The interior of the casinos was mostly done in Los Angeles studios although Ruby Turner, who works in the marketing department of Horizon, had to move guests from their room at 4 a.m. so a shot could take place.

"That was a little different," she said.

The last major movie filmed in Lake Tahoe was 1998's "City of Angels," starring Nicolas Cage and Meg Ryan.

The Hallmark Channel has a tendency to film in Tahoe, with some of the more recent being "Out of the Woods" with Ed Asner and "Straight from the Heart." Shoots for Eddie Bauer and car commercials are also frequent.

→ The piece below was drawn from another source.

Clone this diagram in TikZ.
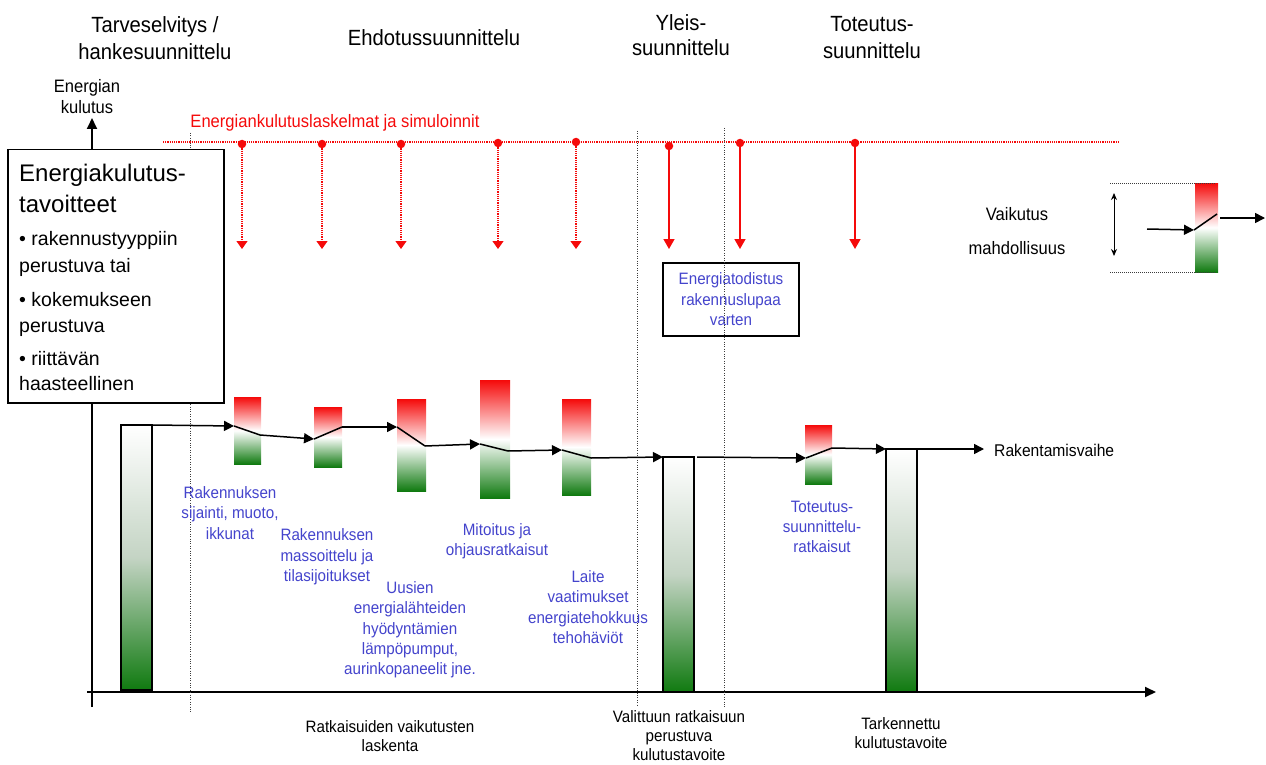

Asked about the marketing budget of "Smokin' Aces," director Joe Carnahan said "quite a bit." Previews are dotting the television landscape, and ads are embedded throughout the Internet and the movie's Web site, www.smokinaces.net.

Although Patrick Kaler, executive director of the Lake Tahoe Visitors Authority, thinks the movie won't attract people to the region like "Sideways" did to the Santa Barbara wine country, interest for Lake Tahoe should be piqued.

"I think it's a great opportunity for us even though it's probably not the feel good movie of the year," he said with a laugh.

"Obviously looking at the trailers you know it's Lake Tahoe and that's very exciting for us," he added. "I don't think people will necessarily come here because of the movie, but it will be something in people's minds."

The movie could elicit more interest from Hollywood to shoot in the area, said Holabird. The star power alone should be enough to lure crowds with Piven being recognized in HBO's "Entourage," Reynolds starring in hit comedies such as "Waiting" and R&B musicians Alicia Keys and Common making their film debuts.

Tahoe movie and ski buffs will recognize Peter Berg, who starred in "Aspen Extreme" and directed "Very Bad Things" in the movie. Plus there is the gravitational-like pull of Andy Garcia, Ray Liotta and Ben Affleck.

"I'd loved to be compared to the Godfather," Carnahan said.

"Smokin' Aces" opens Jan. 26. A possibility remains for a special screening to be held at the Wallace Theaters at the Horizon with Carnahan and others associated with the movie.

"I'm trying to do one, man," Carnahan said. "That would be fantastic."